Gap Year

I was 19 years old the first time I went to India. I stayed there during the summer, volunteering in a slum school, learning more than I was teaching. Until today I don't know exactly what guided me there in the first place, but I was sure I was grasping something I needed for myself. I knew I had encountered a different site where I felt alive, perplexed, and intrigued in every single moment. I wanted to return to that astonishment feeling, and there I went for six months, between my bachelor's and master's degrees. During this complex and intense time I volunteered, I learned, traveled, and brought with me lots of people, places but mainly the ability to love, comprehend and share with the other, as they do it so naturally in India. It was an experience that marked me and, importantly, something made in the right moment.

Traveling:
Volunteering:
I went to India to volunteer as an English tutor.

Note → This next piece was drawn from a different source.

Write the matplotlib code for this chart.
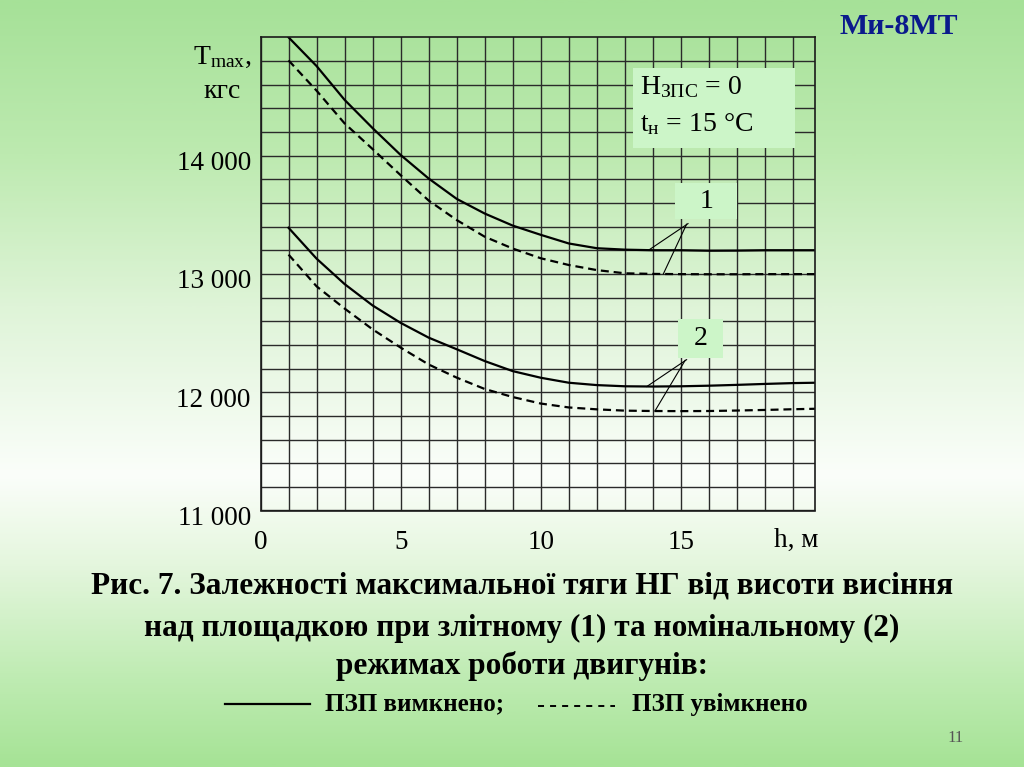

Unfortunately, my experiences were not always really successful. Rapidly, I understood that many of the ONG in the field are more concerned with creating a business model of social work than offering the best experience to the children in question. Nevertheless, after a first not-so-positive experience in Faridabad, I joined Mariana (girl in the pictures), a Portuguese friend of mine, with her Nomad School Project. The project consisted of implementing a van school able to go to very isolated regions in South India, sharing different types of knowledge considered helpful by the communities. For example, how to make a reusable pad or how to build a water filter. Sadly, we could not raise enough money to buy the van, and the project never came to action.